The Future of Technology Integration
How far have we come?
Huge steps have been taken in schools across the country as far as technology integrations goes: many schools have adopted iPads, one-to-one systems, have moved from computer labs to classroom or students computers, or have made better use of the technologies already available to them. Projectors have evolved from clear plastic slides to computer-driven broadcasts or even Smartboards. Students are no longer simply using computers for word processing or looking at a single website, but instead are investing themselves in numerous applications, websites, databases, and functions that can be provided and have been by educators and distributors of products and information across the world. Many classrooms have become truly international in their connections and authentic learning experiences, and technology is the one to make this possible. Teachers, too, have found benefits in the sheer number of helpful, educational resources available for both educators and students. Effectively used technology can, and has, renovated education. Unfortunately it is not always effectively used; in fact, in many schools, and even entire districts, technology is only substituted for traditional methods. Or, worse, it isn’t used at all. Which brings us to the next question.

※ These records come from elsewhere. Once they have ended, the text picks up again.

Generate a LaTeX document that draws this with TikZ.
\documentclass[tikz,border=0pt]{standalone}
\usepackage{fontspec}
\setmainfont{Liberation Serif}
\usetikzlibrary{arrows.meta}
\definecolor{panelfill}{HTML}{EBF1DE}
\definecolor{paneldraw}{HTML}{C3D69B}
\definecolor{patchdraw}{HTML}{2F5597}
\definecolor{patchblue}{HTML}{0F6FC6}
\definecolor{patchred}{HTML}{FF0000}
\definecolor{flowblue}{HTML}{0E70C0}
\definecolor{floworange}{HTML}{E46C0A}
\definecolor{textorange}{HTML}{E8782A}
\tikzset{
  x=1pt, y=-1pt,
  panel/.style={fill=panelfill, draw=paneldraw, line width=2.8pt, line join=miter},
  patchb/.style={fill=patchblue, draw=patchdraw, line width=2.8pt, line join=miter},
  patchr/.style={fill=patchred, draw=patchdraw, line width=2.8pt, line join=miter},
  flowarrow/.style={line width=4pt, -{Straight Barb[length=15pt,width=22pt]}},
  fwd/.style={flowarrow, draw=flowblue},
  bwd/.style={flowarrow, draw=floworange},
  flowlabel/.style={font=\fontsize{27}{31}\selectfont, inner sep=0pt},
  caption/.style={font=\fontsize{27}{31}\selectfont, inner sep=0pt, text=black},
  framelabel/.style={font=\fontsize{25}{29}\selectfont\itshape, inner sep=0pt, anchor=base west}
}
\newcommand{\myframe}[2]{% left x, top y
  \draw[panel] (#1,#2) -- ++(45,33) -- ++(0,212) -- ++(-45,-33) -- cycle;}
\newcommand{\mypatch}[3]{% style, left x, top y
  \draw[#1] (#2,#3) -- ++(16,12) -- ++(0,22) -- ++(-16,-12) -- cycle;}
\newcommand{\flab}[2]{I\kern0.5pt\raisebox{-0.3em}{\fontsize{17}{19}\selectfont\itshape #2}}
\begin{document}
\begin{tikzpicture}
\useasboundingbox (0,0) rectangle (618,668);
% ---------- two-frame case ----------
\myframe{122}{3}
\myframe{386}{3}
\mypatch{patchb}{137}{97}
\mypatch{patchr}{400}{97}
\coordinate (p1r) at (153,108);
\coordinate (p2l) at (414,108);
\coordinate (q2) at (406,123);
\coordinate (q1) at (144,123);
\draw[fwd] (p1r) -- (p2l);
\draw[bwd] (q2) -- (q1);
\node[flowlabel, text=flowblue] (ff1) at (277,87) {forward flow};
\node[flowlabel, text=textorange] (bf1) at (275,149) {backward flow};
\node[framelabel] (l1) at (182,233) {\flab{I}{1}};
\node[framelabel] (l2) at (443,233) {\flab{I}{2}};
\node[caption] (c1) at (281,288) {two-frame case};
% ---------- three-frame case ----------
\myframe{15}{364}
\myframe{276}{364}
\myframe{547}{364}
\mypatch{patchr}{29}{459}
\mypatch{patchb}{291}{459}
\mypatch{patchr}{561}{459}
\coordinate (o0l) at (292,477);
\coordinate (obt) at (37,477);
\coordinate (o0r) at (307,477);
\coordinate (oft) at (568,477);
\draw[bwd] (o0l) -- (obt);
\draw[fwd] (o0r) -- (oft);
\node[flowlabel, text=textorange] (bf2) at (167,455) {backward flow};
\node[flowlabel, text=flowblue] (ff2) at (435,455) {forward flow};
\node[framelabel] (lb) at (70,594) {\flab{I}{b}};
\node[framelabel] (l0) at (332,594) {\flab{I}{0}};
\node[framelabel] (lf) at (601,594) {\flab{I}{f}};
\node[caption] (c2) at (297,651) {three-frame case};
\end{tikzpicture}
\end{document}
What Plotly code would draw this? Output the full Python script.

Where do we still need to go?
Technology is not important to learning on its own- in other words, technology’s impact on education depends not on the “stuff” you have, but the way in which you use it. Effectively used technology, used to promote student-driven learning, enhance lessons, and redefine what is possible in education, can make a real difference. But we have to get there first- otherwise, the technology we already have might as well be that of thirty years ago. Our learning in this class is the first step to effective, authentic technology integration in our classrooms. If we as teachers feel comfortable using technology in ways that differ from traditional learning, that enhance lessons and drive students to become owners of their own knowledge, then our students will follow our example. They will be able to take full advantage of the opportunities provided by technology so long as we let them. That is where we go from here- we go forward, to a different type of learning and teaching that is student-driven and fueled by effective technology integration.